Crazy was a word echoed many times during Monroe’s remarks. Founder of the Frederick Douglass Academy in Harlem, N.Y., and a popular conference speaker and consultant, Monroe said educators need to be a little crazy at times. They have to be crazy enough to believe that disadvantaged students can learn. They have to be crazy enough to fight for the future of students.

And there will be a lot of fighting. “The children don’t believe what’s possible,” Monroe said. “You have to fight them. You have to fight some parents and principals who don’t believe your children can do it.”

A petite, distinguished looking woman, Monroe drew laughter when she emphasized her point by stripping off her jacket, mugging a tough stance, and using some colorful language to remind them that she had taught -- and served as a principal -- in some of the roughest urban settings in New York City.

Her success in teaching inner-city students has led to invitations to speak around the world. She described one trip to Norway and Sweden, where she was asked for advice on teaching disadvantaged students. Watching educators waiting with pens in hand, she offered to write the solution on the chalkboard: Love them ... and teach them.

“In a nutshell, that’s what it is,” she said. “If you can’t love those kids, honor them. And, by God, that means teach them.”

It also means putting an end to low expectations for students, Monroe argued. She recalled looking at one school’s library and being dismayed with what she called “Mickey Mouse” books. “I didn’t see any Shakespeare,” she recalled. “What is this crap?”

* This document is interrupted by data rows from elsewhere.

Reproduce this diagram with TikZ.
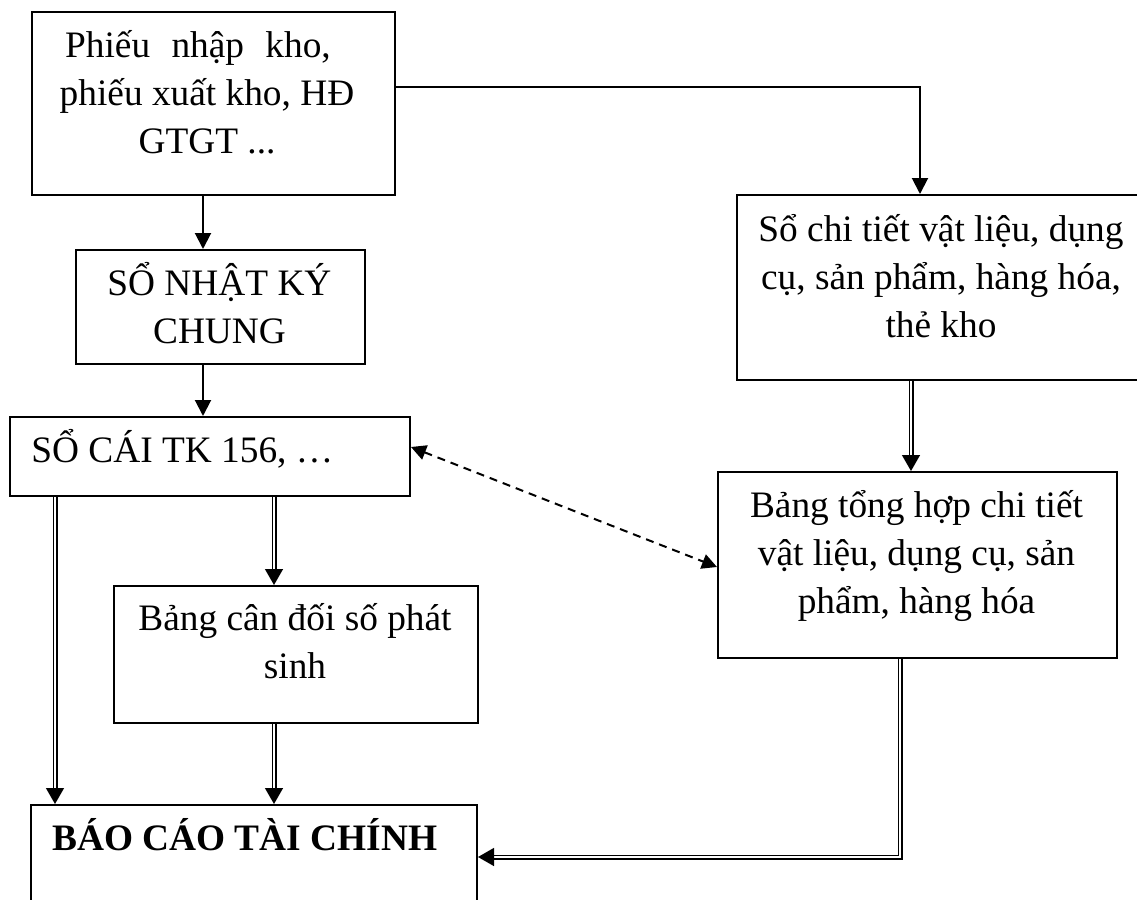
\documentclass[tikz,border=0pt]{standalone}
\usepackage{fontspec}
\setmainfont{Liberation Serif}
\usetikzlibrary{arrows.meta}
\begin{document}
\begin{tikzpicture}[x=0.5pt,y=-0.5pt,
  box/.style={draw,line width=1pt,inner sep=0pt,anchor=north west},
  lbl/.style={inner sep=0pt,font=\fontsize{18.67pt}{24pt}\selectfont,
    text width=200pt,align=flush center,anchor=base},
  lbll/.style={inner sep=0pt,font=\fontsize{18.67pt}{24pt}\selectfont,anchor=base west},
  arr/.style={line width=1pt,-{Triangle[length=8pt,width=8pt]}},
  darr/.style={double,double distance=1.1pt,line width=0.7pt,
    -{Triangle[length=8pt,width=9pt]}},
  dasharr/.style={line width=1pt,dash pattern=on 4pt off 3pt,
    {Triangle[length=7.5pt,width=7.5pt]}-{Triangle[length=7.5pt,width=7.5pt]}}]
\useasboundingbox (0,0) rectangle (1137,900);
\clip (0,0) rectangle (1137,900);

% boxes (top-left corner, size)
\node[box,minimum width=181.5pt,minimum height=91.5pt] (b1) at (31,11) {};
\node[box,minimum width=144.5pt,minimum height=57pt]   (nkc) at (75,249) {};
\node[box,minimum width=200pt,minimum height=39.5pt]   (sc) at (9,416) {};
\node[box,minimum width=182pt,minimum height=68.5pt]   (cd) at (113,585) {};
\node[box,minimum width=223pt,minimum height=63pt]     (bc) at (30,804) {};
\node[box,minimum width=205pt,minimum height=92.5pt]   (ct) at (736,194) {};
\node[box,minimum width=199.5pt,minimum height=93pt]   (th) at (717,471) {};

% box texts
\node[lbl] (b1t) at (207,57) {Phiếu\hspace{6pt} nhập\hspace{6pt} kho,\kern9pt\\phiếu xuất kho, HĐ\\GTGT ...};
\node[lbl] (nkct) at (219.5,295) {SỔ NHẬT KÝ\\CHUNG};
\node[lbll] (sct) at (31,462) {SỔ CÁI TK 156, …};
\node[lbl] (cdt) at (295,630) {Bảng cân đối số phát\\sinh};
\node[lbll,font=\fontsize{18.67pt}{24pt}\selectfont\bfseries] (bct) at (52,850) {BÁO CÁO TÀI CHÍNH};
\node[lbl] (ctt) at (941,241) {Sổ chi tiết vật liệu, dụng\\cụ, sản phẩm, hàng hóa,\\thẻ kho};
\node[lbl] (tht) at (916.5,517) {Bảng tổng hợp chi tiết\\vật liệu, dụng cụ, sản\\phẩm, hàng hóa};

% connector columns and rows
\coordinate (colA) at (203,0);
\coordinate (colL) at (55,0);
\coordinate (colM) at (274,0);
\coordinate (colR) at (920,0);
\coordinate (colS) at (911,0);
\coordinate (colT) at (900,0);
\coordinate (rowTop) at (0,87);
\coordinate (rowDash1) at (0,447);
\coordinate (rowDash2) at (0,567);
\coordinate (rowBot) at (0,857);

% single arrows
\draw[arr] (b1.south -| colA) -- (nkc.north -| colA);
\draw[arr] (nkc.south -| colA) -- (sc.north -| colA);
\draw[arr] (b1.east |- rowTop) -| (ct.north -| colR);

% double arrows
\draw[darr] (sc.south -| colL) -- (bc.north -| colL);
\draw[darr] (sc.south -| colM) -- (cd.north -| colM);
\draw[darr] (cd.south -| colM) -- (bc.north -| colM);
\draw[darr] (ct.south -| colS) -- (th.north -| colS);
\draw[darr] (th.south -| colT) |- (bc.east |- rowBot);

% dashed two-way link
\draw[dasharr] (sc.east |- rowDash1) -- (th.west |- rowDash2);
\end{tikzpicture}
\end{document}
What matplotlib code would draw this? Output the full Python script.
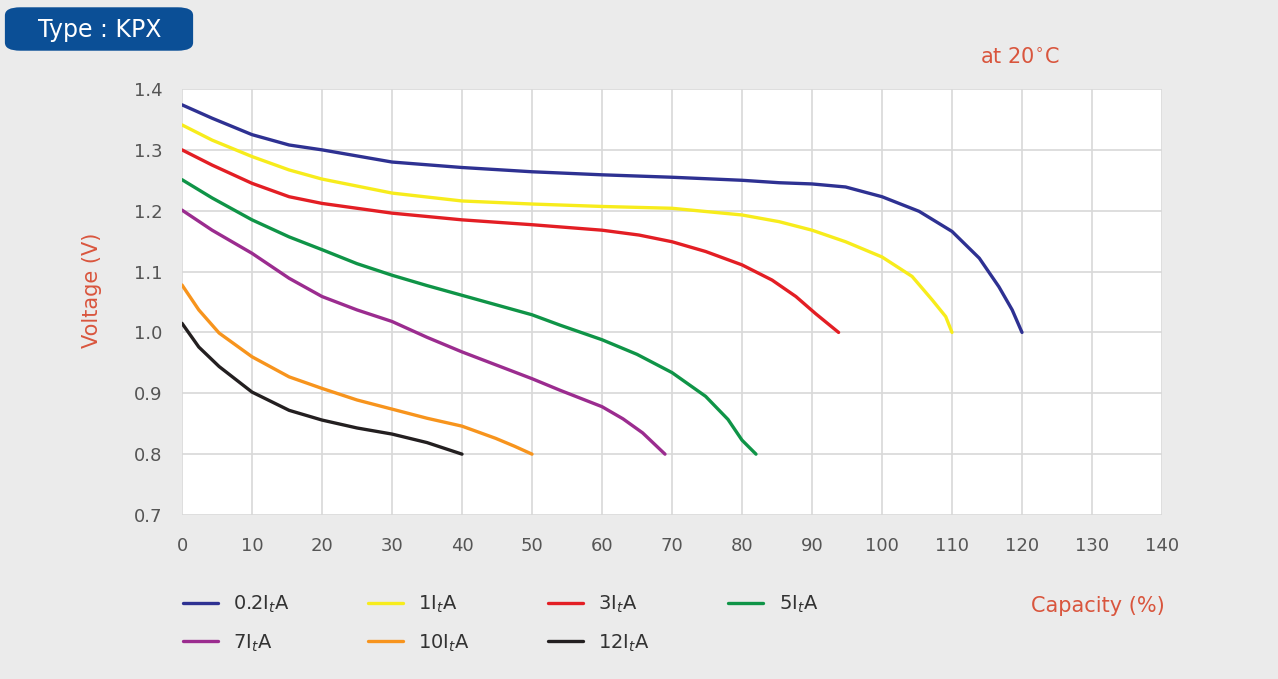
import matplotlib.pyplot as plt
from matplotlib.patches import FancyBboxPatch

# discharge curves (capacity %, voltage V)
cap_02 = [0, 4.3, 10, 15.3, 20, 30, 40, 50, 60, 70, 80, 85.3, 90, 94.8, 100, 105.3, 110, 113.9, 116.7, 118.6, 120]
v_02 = [1.374, 1.352, 1.325, 1.308, 1.300, 1.280, 1.271, 1.264, 1.259, 1.255, 1.250, 1.246, 1.244, 1.239, 1.223,
        1.199, 1.166, 1.122, 1.075, 1.037, 1.000]

cap_1 = [0, 4.3, 10, 15.3, 20, 30, 40, 50, 60, 70, 80, 85.3, 90, 94.8, 100, 104.3, 107.2, 109.1, 110]
v_1 = [1.341, 1.316, 1.289, 1.267, 1.252, 1.229, 1.216, 1.211, 1.207, 1.204, 1.193, 1.182, 1.168, 1.149, 1.124,
       1.092, 1.053, 1.026, 1.000]

cap_3 = [0, 4.3, 10, 15.3, 20, 30, 40, 50, 60, 65.3, 70, 74.8, 80, 84.3, 87.7, 90.5, 93.8]
v_3 = [1.300, 1.275, 1.245, 1.223, 1.212, 1.196, 1.185, 1.177, 1.168, 1.160, 1.149, 1.133, 1.111, 1.086, 1.059,
       1.031, 1.000]

cap_5 = [0, 4.3, 10, 15.3, 20, 25, 30, 35, 40, 45, 50, 54, 60, 65, 70, 74.8, 78, 80, 82]
v_5 = [1.251, 1.221, 1.185, 1.157, 1.136, 1.113, 1.094, 1.077, 1.061, 1.045, 1.029, 1.012, 0.988, 0.964, 0.934,
       0.895, 0.857, 0.823, 0.800]

cap_7 = [0, 4.3, 10, 15.3, 20, 25, 30, 35, 40, 45, 50, 54, 60, 63, 65.8, 69]
v_7 = [1.201, 1.168, 1.130, 1.089, 1.059, 1.037, 1.018, 0.992, 0.968, 0.946, 0.924, 0.905, 0.878, 0.858, 0.835,
       0.800]

cap_10 = [0, 2.4, 5.3, 10, 15.3, 20, 25, 30, 35, 40, 44.8, 47.5, 50]
v_10 = [1.078, 1.037, 0.999, 0.960, 0.927, 0.908, 0.889, 0.874, 0.859, 0.846, 0.826, 0.813, 0.800]

cap_12 = [0, 2.4, 5.3, 10, 15.3, 20, 25, 30, 35, 40]
v_12 = [1.015, 0.976, 0.944, 0.902, 0.872, 0.856, 0.843, 0.833, 0.819, 0.800]

labels = ["0.2I$_t$A", "1I$_t$A", "3I$_t$A", "5I$_t$A", "7I$_t$A", "10I$_t$A", "12I$_t$A"]
colors = ["#2e3192", "#f7ec1c", "#e31e24", "#0f9447", "#9b2c8f", "#f7941d", "#231f20"]
series = [(cap_02, v_02), (cap_1, v_1), (cap_3, v_3), (cap_5, v_5),
          (cap_7, v_7), (cap_10, v_10), (cap_12, v_12)]

fig = plt.figure(figsize=(12.78, 6.79), dpi=100)
fig.patch.set_facecolor("#ebebeb")
ax = fig.add_axes([182 / 1278, 1 - 515 / 679, 980 / 1278, 426 / 679])
ax.set_facecolor("white")

handles = []
for (x, y), c, lab in zip(series, colors, labels):
    h, = ax.plot(x, y, color=c, lw=2.4, label=lab, solid_capstyle="round", solid_joinstyle="round")
    handles.append(h)

ax.set_xlim(0, 140)
ax.set_ylim(0.7, 1.4)
ax.set_xticks(range(0, 141, 10))
ax.set_yticks([0.7, 0.8, 0.9, 1.0, 1.1, 1.2, 1.3, 1.4])
ax.set_yticklabels(["0.7", "0.8", "0.9", "1.0", "1.1", "1.2", "1.3", "1.4"])
ax.grid(True, color="#d8d8d8", lw=1.2)
ax.set_axisbelow(True)
for s in ax.spines.values():
    s.set_visible(False)
ax.tick_params(length=0, labelsize=13, labelcolor="#555555")
ax.tick_params(axis="y", pad=14)
ax.tick_params(axis="x", pad=16)

red_txt = "#d9553d"
fig.text(92 / 1278, 1 - 290 / 679, "Voltage (V)", rotation=90, ha="center", va="center",
         fontsize=15, color=red_txt)
fig.text(1165 / 1278, 1 - 606 / 679, "Capacity (%)", ha="right", va="center",
         fontsize=15, color=red_txt)
fig.text(1060 / 1278, 1 - 57 / 679, "at 20$^{\\circ}$C", ha="right", va="center",
         fontsize=15, color=red_txt)

# title tab
tab = FancyBboxPatch((10 / 1278, 1 - 48 / 679), 178 / 1278, 38 / 679,
                     boxstyle="round,pad=0.004,rounding_size=0.012",
                     transform=fig.transFigure, facecolor="#0b4f96", edgecolor="none")
fig.patches.append(tab)
fig.text(100 / 1278, 1 - 30 / 679, "Type : KPX", ha="center", va="center",
         fontsize=17, color="white")

# legend in row-major order, 4 columns
order = [0, 4, 1, 5, 2, 6, 3]
fig.legend([handles[i] for i in order], [labels[i] for i in order], ncol=4,
           loc="upper left", bbox_to_anchor=(165 / 1278, 1 - 576 / 679),
           frameon=False, fontsize=14, handlelength=1.8, handletextpad=0.8,
           columnspacing=4.0, labelspacing=0.9, labelcolor="#333333")

fig.savefig("out.png", dpi=100, facecolor=fig.get_facecolor())
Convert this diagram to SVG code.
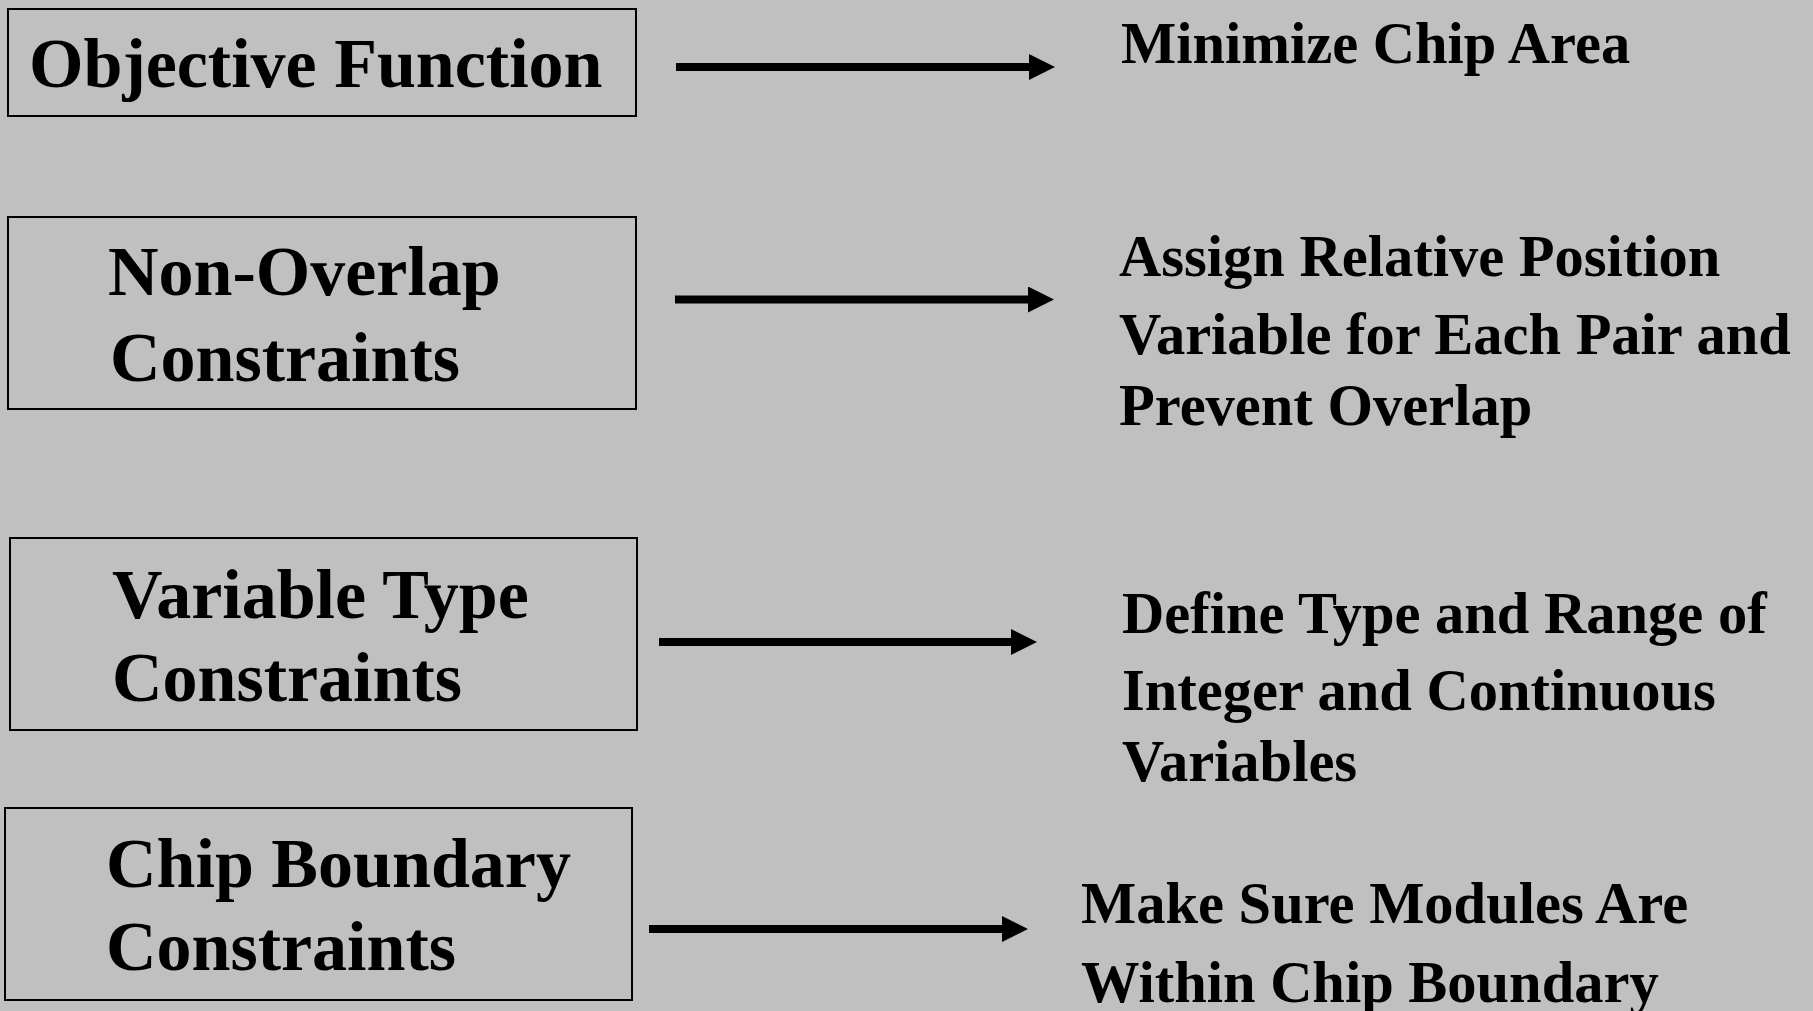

Expectations always should be high -- and those expectations need to start early.

“It’s not just about graduating from elementary school,” she said. “It’s not about getting into a great high school. It’s about getting into college and graduating, and going to graduate school. We should be talking to kindergarten children about college.”

At the close of her remarks, she asked the audience to stand and take an oath to go home and continue their good work. “With these hands, with this heart, with this mind, I can do anything.”